Oireachtas Joint and Select Committees

Thursday, 13 February 2014

Joint Oireachtas Committee on European Union Affairs

Experience of the Irish Delegation to the Committee of the Regions

2:30 pm

Photo of Bernard DurkanBernard Durkan (Kildare North, Fine Gael) | Oireachtas source

My colleagues have been giving out to me for a long time. I thank you, Chairman, for allowing that. I also thank you for facilitating this meeting. It is very important that we have what were our colleagues at some time in the past and perhaps will be our colleagues at some time in the future at local level coming before the committee.

We all support the concept of more power to the regions, more power to national parliaments, more power to the European Parliament and more power to the Council. The problem is that within that there is a division of responsibilities and authority. To what extent will authority and responsibility be equally divided between all those groups? As I have said many times, none of us takes full responsibility for our membership of the European Union. We need in the regions, at local authority level, at national level and at European level, to take full responsibility and ownership of the European project. That means we are equal to all others on the Continent of Europe within the European Union. That means we have equal rights and equal status in every sense of the world. That means that each region and each parliament has an equal entitlement, regardless of the numerical strength of one or the other. Very often that tends to be forgotten.

In addition and as part of that evolution, it is inevitable that there will be a debate, hidden or in the open, on the competition between all of those people in that equation as to who achieves supremacy.

To my mind no one should achieve supremacy.
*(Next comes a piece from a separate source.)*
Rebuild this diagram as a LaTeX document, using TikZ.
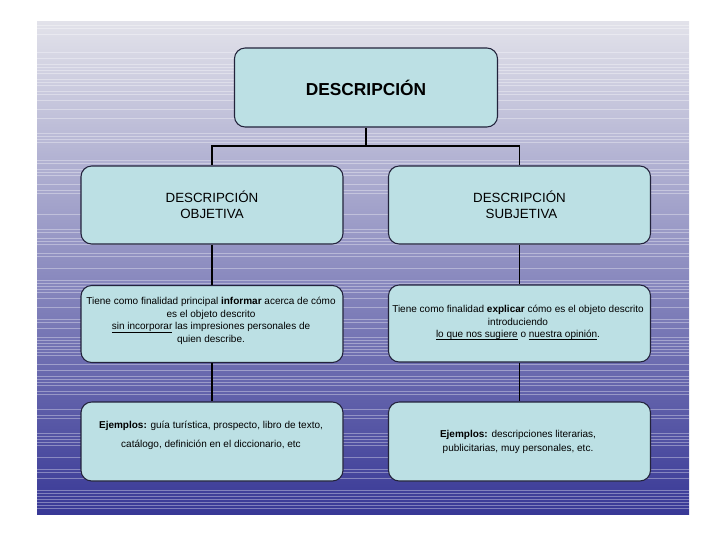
\documentclass[tikz,border=0pt]{standalone}
\usepackage{fontspec}
\setmainfont{Liberation Sans}
\definecolor{boxfill}{RGB}{188,224,228}
\definecolor{boxline}{RGB}{35,35,60}
\definecolor{bgtop}{RGB}{226,226,234}
\definecolor{bgmid}{RGB}{146,144,196}
\definecolor{bgbot}{RGB}{56,56,150}
\newcommand{\ulsm}[1]{\underline{\smash{#1}}}
\tikzset{
  box/.style={draw=boxline, line width=0.8pt, fill=boxfill, rounded corners=8,
    minimum width=262*0.75pt, minimum height=78*0.75pt, align=center, inner sep=0pt},
  conn/.style={draw=black, line width=1.3pt},
  smalltxt/.style={font=\fontsize{7.5}{9.4}\selectfont, align=center, inner sep=0pt},
  midtxt/.style={font=\fontsize{10}{12}\selectfont, align=center, inner sep=0pt}
}
\begin{document}
\begin{tikzpicture}[x=0.75pt,y=-0.75pt]
\useasboundingbox (0,0) rectangle (720,540);
\fill[white] (0,0) rectangle (720,540);
% slide background
\shade[top color=bgtop, middle color=bgmid, bottom color=bgbot] (37,21) rectangle (689,514);
\pgfmathsetseed{7}
\foreach \i in {0,...,162} {
  \pgfmathsetmacro\yy{22+\i*3}
  \pgfmathsetmacro\op{rnd<0.45 ? 0.35 : 0}
  \draw[white, opacity=\op, line width=0.6pt] (37,\yy) -- (689,\yy);
}
% boxes
\node[box, minimum width=263*0.75pt, minimum height=79*0.75pt] (top) at (366,87.5)
  {\fontsize{13}{15}\selectfont\bfseries DESCRIPCIÓN};
\node[box, midtxt] (oL) at (212,205) {DESCRIPCIÓN\\OBJETIVA};
\node[box, midtxt] (oR) at (519.5,205) {DESCRIPCIÓN\\\hspace*{3pt}SUBJETIVA};
\node[box, minimum height=77*0.75pt] (fL) at (212,324) {};
\node[box, minimum height=77*0.75pt] (fR) at (519.5,323.5) {};
\node[box, minimum height=79*0.75pt] (eL) at (212,441.5) {};
\node[box, minimum height=79*0.75pt] (eR) at (519.5,441.5) {};
% texts
\node[smalltxt] (fLt) at (211,321) {Tiene como finalidad principal \textbf{informar} acerca de cómo\\
  es el objeto descrito\\
  \ulsm{sin incorporar} las impresiones personales de\\
  quien describe.};
\node[smalltxt] (fRt) at (518,323) {Tiene como finalidad \textbf{explicar} cómo es el objeto descrito\\
  introduciendo\\
  \ulsm{lo que nos sugiere} o \ulsm{nuestra opinión}.};
\node[smalltxt, font=\fontsize{7.5}{14.2}\selectfont] (eLt) at (211,435.5) {\textbf{Ejemplos:} guía turística, prospecto, libro de texto,\\
  catálogo, definición en el diccionario, etc};
\node[smalltxt, font=\fontsize{7.5}{10.5}\selectfont] (eRt) at (518,442) {\textbf{Ejemplos:} descripciones literarias,\\
  publicitarias, muy personales, etc.};
% connectors
\coordinate (j) at (366,146);
\draw[conn] (top.south) -- (top.south |- j) -| (oL.north);
\draw[conn] (top.south |- j) -| (oR.north);
\draw[conn] (oL.south) -- (fL.north);
\draw[conn] (oR.south) -- (fR.north);
\draw[conn] (fL.south) -- (eL.north);
\draw[conn] (fR.south) -- (eR.north);
\end{tikzpicture}
\end{document}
I believe the sum total of the contribution to be made at each level is of critical importance to the European project. If we leave one part of it out then we fail to carry out the role and responsibility that was given to us. If we give too much power to the European Parliament and too much vis-à-visthe other components then someone will suffer. The same applies in respect of the Council of Ministers, which effectively controls the interests of each member state.

There is one question and I will set it out simply. There is a tendency to re-nationalise representation at European level. That is not to our advantage and not to the advantage of any smaller country in any way. It is clearly to the disadvantage of the smaller countries because once power and influence is nationalised, the bigger and more powerful countries attain supremacy. I call on our visitors to ponder the way in which, at this level and through the aegis of the respective bodies in Europe, they promote themselves as a serious influence on the European scene without re-nationalisation or nationalising their input. For example, there was a delegation of representatives from one European country which has a veto on the decisions of the Council. When we asked them what jersey they wore when they issued their instructions to their Minister when it comes to voting at the Council of Ministers, which they do, they did not answer the question. The reason they did not answer the question is because they could not answer the question since the answer was obvious. They vote with the national jersey. At that stage the national jersey of a particular country dominates everything else throughout the 28 member states and that should not be. It means that each country must take ownership at national parliamentary level and at regional and local parliamentary level of the whole European project. Each country must recognise it as part and parcel of its responsibility. It is the responsibility of the delegation and our responsibility. We have one thing in common within the European Union. We have, presumably, a single objective. We must have unity of purpose. If we depart from that we are in difficulty because then the old adage of divide and conquer will prevail. I thank the Chairman and I apologise for having to race across but I will be back.